Dye speaks to Quarterback Club

Former Auburn football coach Pat Dye shared his wit, wisdom and coach’s perspective with 180 members of the Selma Quarterback Club on Monday night at the Carl Morgan Convention Center.

“They’ve always had a great club here,” said Dye. “A lot of enthusiasm, a lot of fun, and I’ve always enjoyed coming here. There’s a good cross-section of Alabama and Auburn fans.”

He shared his insights on the Southeastern Conference this year. He is impressed by the number of quality coaches that the SEC now has.

“You can’t name a single school in the SEC that has a bad football coach,” said Dye.

He pegged Georgia and Florida as the two teams most likely to win the conference, and thinks Alabama has an outside shot at the winning the title. He thinks the western division champion will come down to Alabama and the LSU-Auburn winner on Saturday.

In his 11 seasons on the plains, Dye compiled a 99-39-4 record. His teams won four SEC championships, including three straight from 1987 to 1989. He also won SEC Coach of the Year honors in 1983, 1987 and 1988.

No longer on the sideline, Dye pursues different interests today.

His biggest thrill was a recent meeting with Harper Lee, author of “To Kill a Mockingbird”. He pined for a visit with Lee, and his step niece, who lives in Monroeville, arranged the visit.

“She said, ‘I don’t know why he wants to come see me. I don’t know anything about no football,’” said Dye. “I told (my niece) to tell her ‘well I don’t know nothing about no d— literature neither.’”

That was just one of several entertaining off-the-field stories Dye told, and each was greeted with raucous laughter.

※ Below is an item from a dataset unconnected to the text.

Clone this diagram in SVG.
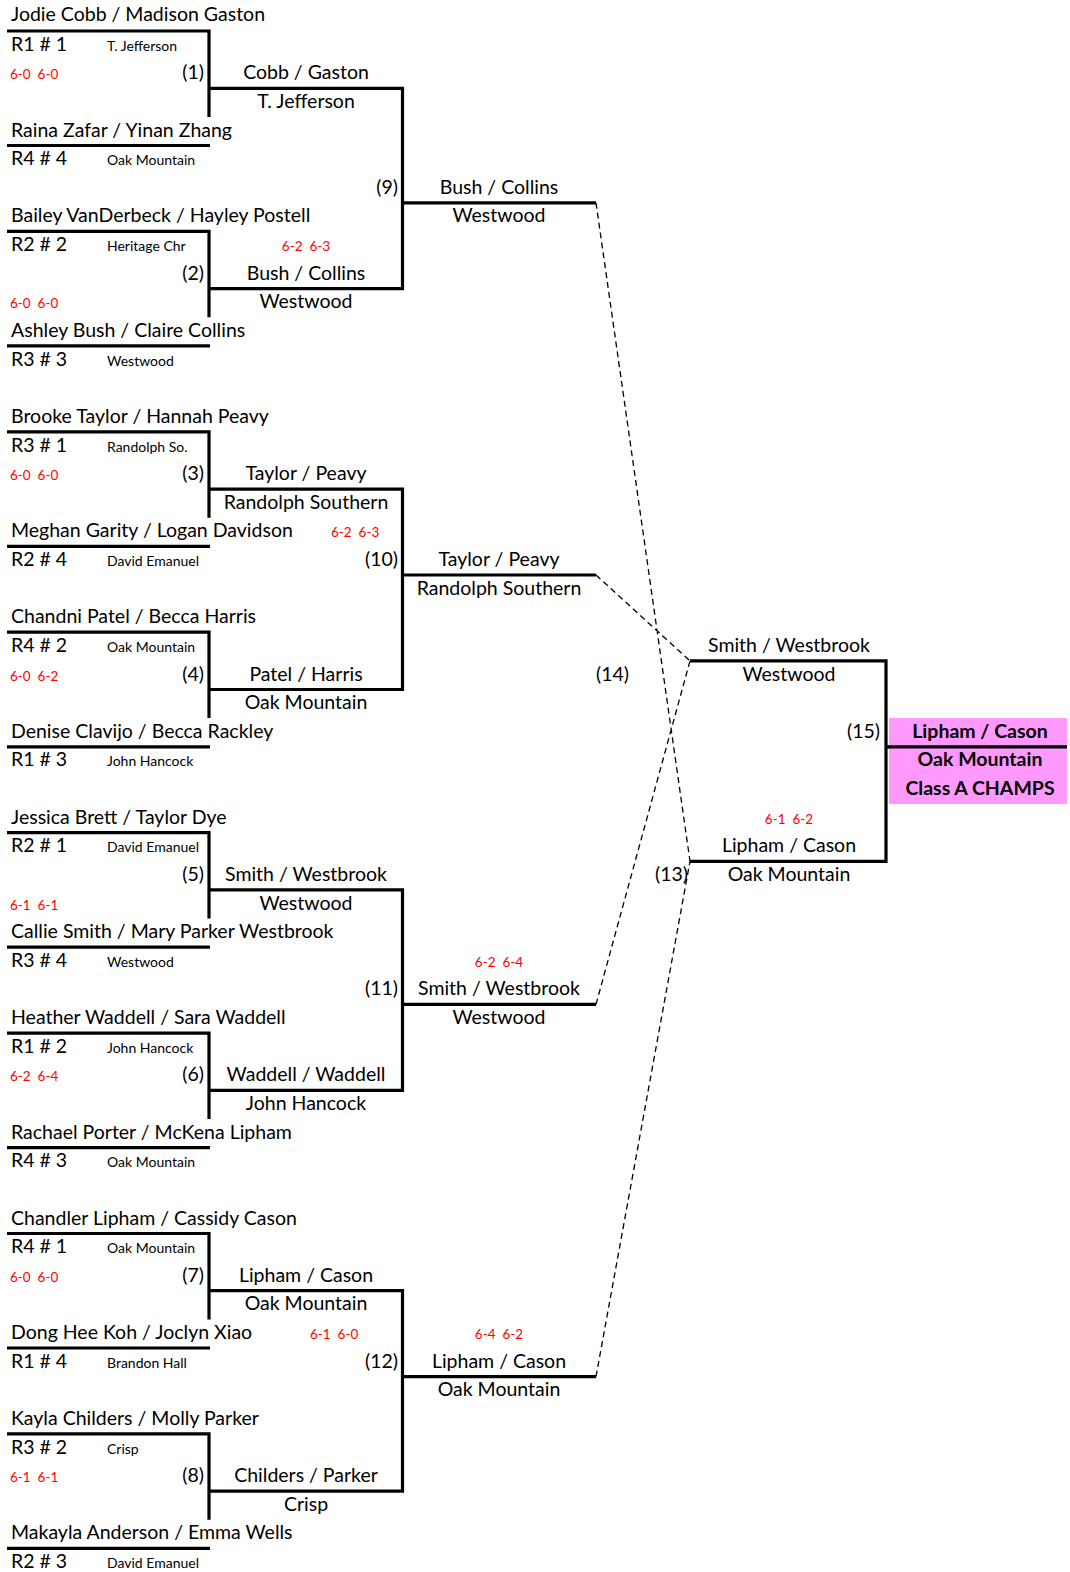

In 1987, Auburn defeated Texas 31-3. Dye did not regale the crowd with a game recap, but instead told of his post-halftime difficulties. He’d forgotten to use to use the restroom, and by the time he realized his mistake, the third quarter had begun.

The Tigers quickly returned an interception for a touchdown, and Dye spotted his chance.

“I run down the sideline clapping and cheering and I just happened to be running straight for toward our locker room. I didn’t break stride,” said Dye. “I went in, took care of business, and I was standing on the sideline for the kickoff.”